The place is sacred, from 12,000 years of Haida history, but can feel alien when you get off the beaten path, or when you consider its precarious position between two tectonic plates.
Haida Gwaii is as exotic as it sounds, Canadian-style. Its forests have an abundance of berries, growing under the watchful eye of giant Sitka spruce, red cedars and hemlocks. Its waters are teeming with wildlife: Whales, sea lions, seals, salmon, lingcod, halibut and the abundance of creatures that live in the inter-tidal areas.
On shore and at sea, the skies are alive with seabirds and birds of prey.
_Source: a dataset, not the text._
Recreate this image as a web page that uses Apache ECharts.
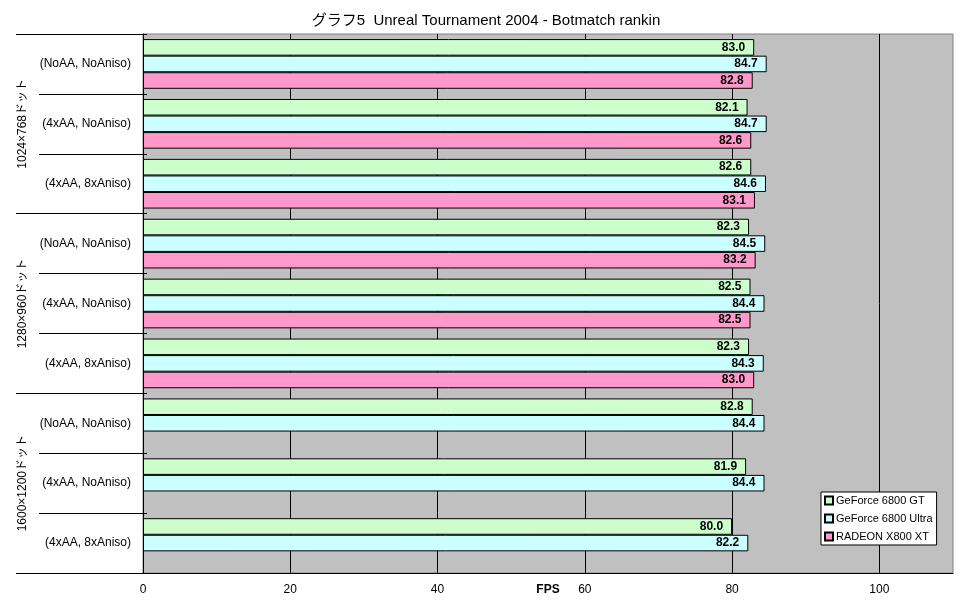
<!DOCTYPE html>
<html>
<head>
<meta charset="utf-8">
<script src="https://cdn.jsdelivr.net/npm/echarts@6/dist/echarts.min.js"></script>
<style>html,body{margin:0;padding:0;background:#fff}#c{width:972px;height:604px}</style>
</head>
<body>
<div id="c"></div>
<script>
const categories = ['(NoAA, NoAniso)', '(4xAA, NoAniso)', '(4xAA, 8xAniso)',
                    '(NoAA, NoAniso)', '(4xAA, NoAniso)', '(4xAA, 8xAniso)',
                    '(NoAA, NoAniso)', '(4xAA, NoAniso)', '(4xAA, 8xAniso)'];
const groups = ['1024×768ドット', '1280×960ドット', '1600×1200ドット'];
const seriesNames = ['GeForce 6800 GT', 'GeForce 6800 Ultra', 'RADEON X800 XT'];
const gtValues = [83.0, 82.1, 82.6, 82.3, 82.5, 82.3, 82.8, 81.9, 80.0];
const ultraValues = [84.7, 84.7, 84.6, 84.5, 84.4, 84.3, 84.4, 84.4, 82.2];
const radeonValues = [82.8, 82.6, 83.1, 83.2, 82.5, 83.0, null, null, null];
const xTicks = [0, 20, 40, 60, 80, 100];
const colors = ['#CCFFCC', '#CCFFFF', '#FF99CC'];

const FONT = '"Liberation Sans", "Noto Sans CJK JP", sans-serif';
const chart = echarts.init(document.getElementById('c'), null, {renderer: 'canvas'});

function mk(name, data, color) {
  return {
    name: name, type: 'bar', yAxisIndex: 0, data: data,
    barGap: '0%', barCategoryGap: '17%',
    itemStyle: {color: color, borderColor: '#000', borderWidth: 1},
    label: {
      show: true, position: 'insideRight', distance: 9,
      fontFamily: FONT, fontSize: 12, fontWeight: 'bold', color: '#000',
      formatter: p => (p.value == null ? '' : Number(p.value).toFixed(1))
    },
    emphasis: {disabled: true}, animation: false
  };
}

chart.setOption({
  animation: false,
  textStyle: {fontFamily: FONT},
  title: {
    text: 'グラフ5  Unreal Tournament 2004 - Botmatch rankin',
    left: 'center', top: 8,
    textStyle: {fontFamily: FONT, fontSize: 15, fontWeight: 'normal', color: '#000'}
  },
  grid: {
    left: 143, right: 19, top: 34, bottom: 31,
    show: true, backgroundColor: '#C0C0C0', borderColor: '#808080', borderWidth: 1
  },
  legend: {
    orient: 'vertical', left: 821, top: 492,
    data: seriesNames,
    backgroundColor: '#fff', borderColor: '#000', borderWidth: 1,
    padding: [3, 4, 3, 3], itemGap: 7, itemWidth: 8, itemHeight: 8,
    icon: 'rect',
    textStyle: {fontFamily: FONT, fontSize: 11, color: '#000', padding: [0, 0, 0, -2]}
  },
  xAxis: {
    type: 'value', min: 0, max: 110, interval: 20,
    name: 'FPS', nameLocation: 'middle', nameGap: 11, nameMoveOverlap: false,
    nameTextStyle: {fontFamily: FONT, fontSize: 12, fontWeight: 'bold', color: '#000', verticalAlign: 'top'},
    axisLine: {show: true, lineStyle: {color: '#000', width: 1}},
    axisTick: {show: false},
    axisLabel: {
      fontFamily: FONT, fontSize: 12, color: '#000', margin: 11, showMaxLabel: false,
      verticalAlign: 'top',
      formatter: v => (xTicks.indexOf(v) >= 0 ? String(v) : '')
    },
    splitLine: {show: true, showMaxLine: false, lineStyle: {color: '#000', width: 1}}
  },
  yAxis: [
    {
      type: 'category', data: categories, inverse: true, position: 'left',
      axisLine: {show: true, lineStyle: {color: '#000', width: 1}},
      axisTick: {show: true, length: 104, lineStyle: {color: '#000', width: 1}},
      axisLabel: {fontFamily: FONT, fontSize: 12, color: '#000', margin: 12, interval: 0}
    },
    {
      type: 'category', data: groups, inverse: true, position: 'left', offset: 0,
      axisLine: {show: false},
      axisTick: {show: true, length: 127, lineStyle: {color: '#000', width: 1}},
      axisLabel: {fontFamily: FONT, fontSize: 12, color: '#000', rotate: 90, margin: 114, interval: 0}
    },
    {
      type: 'category', data: categories, inverse: true, position: 'left', offset: 0,
      axisLine: {show: false},
      axisTick: {show: true, inside: true, length: 4, lineStyle: {color: '#000', width: 1}},
      axisLabel: {show: false}
    }
  ],
  series: [
    mk(seriesNames[0], gtValues, colors[0]),
    mk(seriesNames[1], ultraValues, colors[1]),
    mk(seriesNames[2], radeonValues, colors[2])
  ]
});
</script>
</body>
</html>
Majestic bald eagles seem to outnumber seagulls, soaring overhead by the dozen. Rocky islands are shared by sea lions and birds alike. At creek outlets, life teems below the surface as the salmon force their way upstream to spawn.
Step a few feet in from any shore, and your field of view is consumed by infinite shades of green. Springy moss hangs from trees and carpets the forest floor like a thick layer of snow. It’s impossibly green, fresh, ancient and new all at the same time.
The entire lower third of Haida Gwaii is home to the Gwaii Haanas National Park Reserve, National Marine Conservation Area Reserve and Haida Heritage Site. Accessible only by boat or air, the site came into being after a standoff between the Haida and the logging industry in 1985. It created a unique cooperative between the Haida and government, creating a unique environment that is protected and features an abundance of wildlife in the water, on the land and in the sky.
Today, the Gwaii Haanas region of Haida Gwaii is home to five Haida watchmen sites, where Haida protectors stay throughout the summer months at traditional Haida village sites, where visitors can meet the watchmen, learn the history, tour the site, and gain a greater understanding of how the Haida lived on these sacred islands for centuries.
The community spirit of Haida Gwaii is strong – on the particular weekend I visited, the village of Skidegate was raising a new totem pole, celebrating unity. The entire community, locals and visitors alike, share in helping to raise the totem pole, then re-convening later that evening for a traditional potlatch feast. On any given weekend, there’s something taking place on Haida Gwaii, and everyone is always invited.
The Haida have a saying: “Ginn 7waadluwaan gud7ahl Kwaagiidang”, which means, “everything depends on everything else”. In this magical place of spectacular beauty, nothing could ring more true.